For those who remember fondly Flintoff's dismantling of the dangerous Adam Gilchrist with his round-the-wicket tactic, that news is close to disastrous. England will already feel some trepidation about how their 'into-the-wicket' attack will fare on Australia's rock-hard tracks. Where in England the up-and-down nature of the pitches meant it was hard to play back with any confidence, Harmison and Flintoff might find less joy when Australia's back-foot players start leaving the ball on a length.
The other thing you need in Australia is a good spinner.

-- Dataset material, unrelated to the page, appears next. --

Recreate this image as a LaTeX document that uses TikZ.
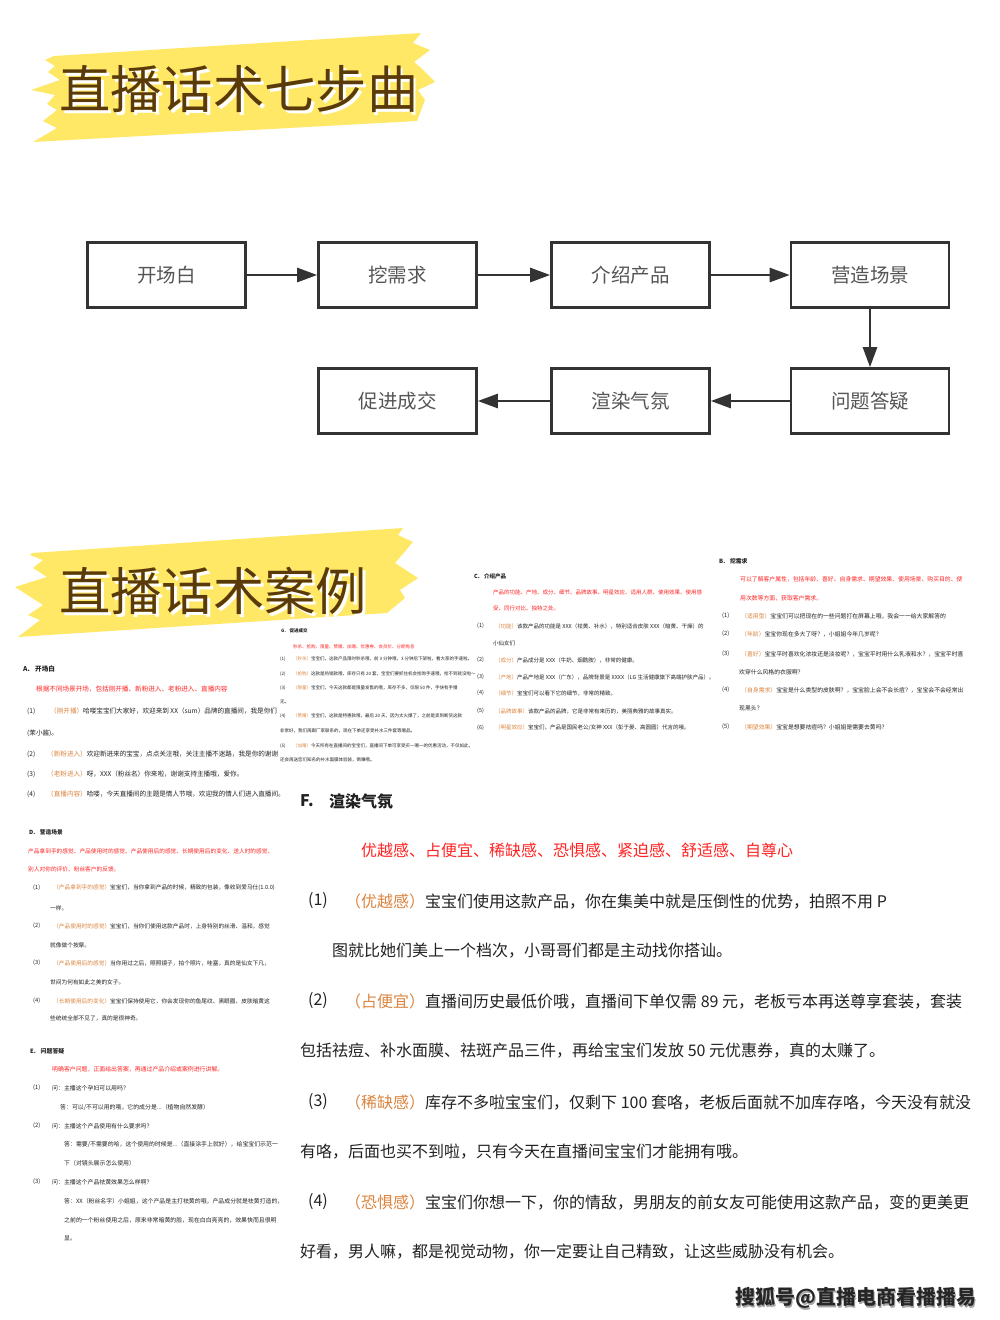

It has haunted England in the past and they have often gone to great lengths and, in the case of Eddie Hemmings, extraordinary breadths, to find a diamond in the rough patch.
England this time has one, or the makings of one... but probably won't play him.
Monty Panesar has won over nearly every pundit with his flight and guile but has failed to convince Fletcher that he is the real deal. Fletcher hates his fielding, hates his batting and probably hates the thought of the Australian crowds wearing him down.
So the general feeling is that Fletcher will revert to default setting and pick the innocuous Giles, or the Wheelie Bin as he is sometimes referred to without affection.
Giles will take a few catches in the gully and score some handy lower order runs in between inducing yawns with his over-the-wicket, flat-trajectory, leg-sided darts.
That could cost England. They need to take 20 wickets on foreign soil. Without Jones, that task was made harder and without a fully fit Flintoff, the task magnifies.
And without Cooley's guiding hand, it might be near impossible.